The statement claims that, after many years of drafting the new law, the most important remarks by YUCOM and other organizations that have been providing free legal aid for decades have not been acknowledged.

These organizations argue that the Draft Law limits the possibilities to provide legal assistance for lawyers and attorneys engaged in citizen associations, who, due to the absence of an adequate law, have been engaged in this activity for the last 20 years.

“The draft law limits citizens’ associations to provide free legal aid only on the basis of the provisions of the Law on Asylum and the Law on the Prohibition of Discrimination, while neglecting other laws, such as the Law on Public Information and the Media, which also gives this possibility to citizens’ associations“ as said in a statement.

It also claims that the draft law introduces confusion into already existing legal solutions with an unclear provision — that is, on behalf of associations granted by law to provide free legal aid, such assistance is provided by lawyers.

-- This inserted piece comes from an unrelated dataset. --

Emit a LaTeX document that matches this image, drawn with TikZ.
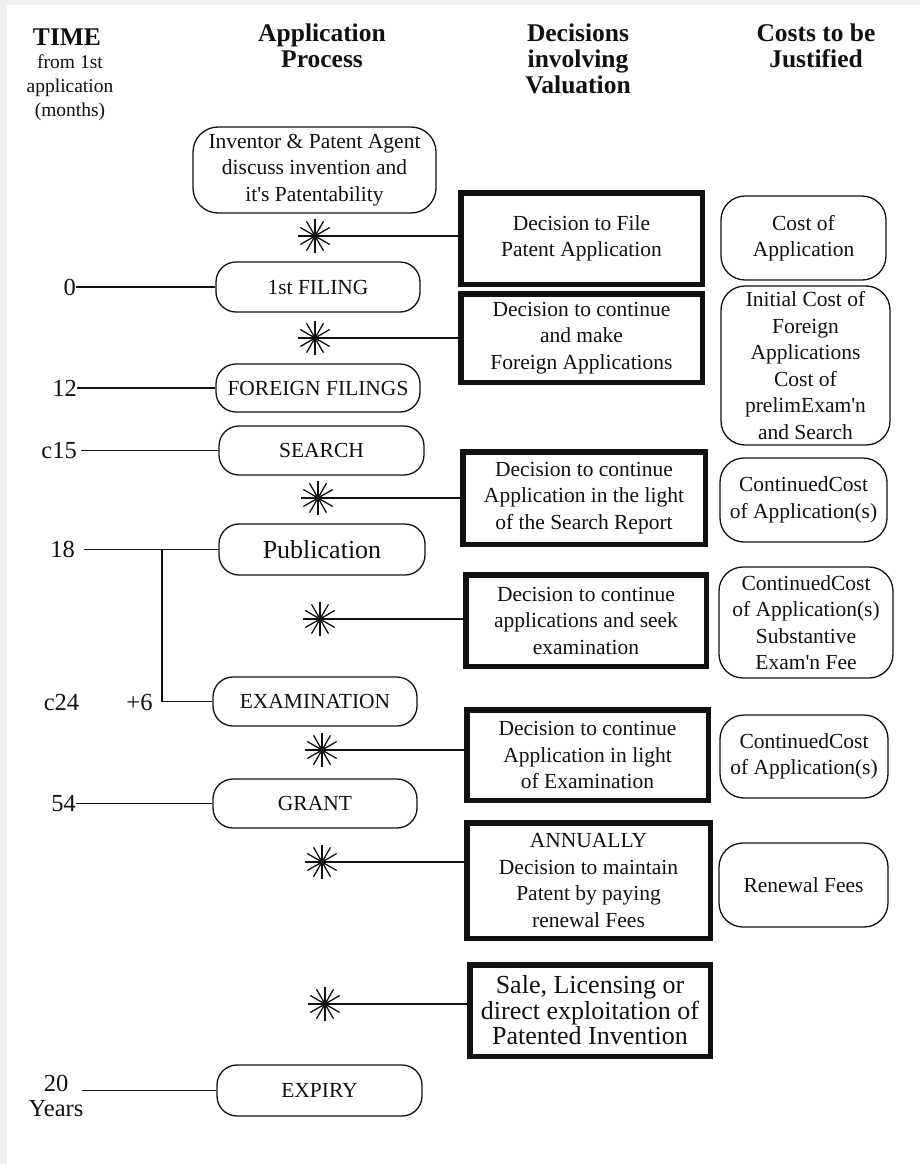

YUCOM pointed out that the lowest number of free legal aid services consists of representation services in court or in front of state bodies, and most of them are giving free legal advices and filing of submissions.

Therefore, YUCOM resents the Ministry of Justice, which, as stated, did not envisage shared responsibility for the provision of free legal aid to all interested providers, and expresses concern that the law, if adopted, cannot be economically viable.

The draft law, YUCOM further adds, discriminates lawyers in relation to the place where they are employed or engaged.

“It is unacceptable that a law intended to provide an effective and fair access to justice for the most vulnerable groups of citizens, such as the Law on Free Legal Aid, instead of guaranteeing rights to citizens, limits these rights by derogating existing legal solutions and recognizing the right to free legal aid to a very limited circle of people, “the statement said.

It is added that YUCOM and civil society organizations for the protection of human rights do not seek funding of free legal aid from the budget but only want to enable civil society organizations to continue providing free legal aid to a wide range of citizens who need this kind of assistance.

In addition to YUCOM, the announcement was signed by Civic Initiatives, the Belgrade Centre for Human Rights, the Centre for Practical Policy, the Helsinki Committee for Human Rights in Serbia, the Child Rights Centre, the International Aid Network — IAN and others.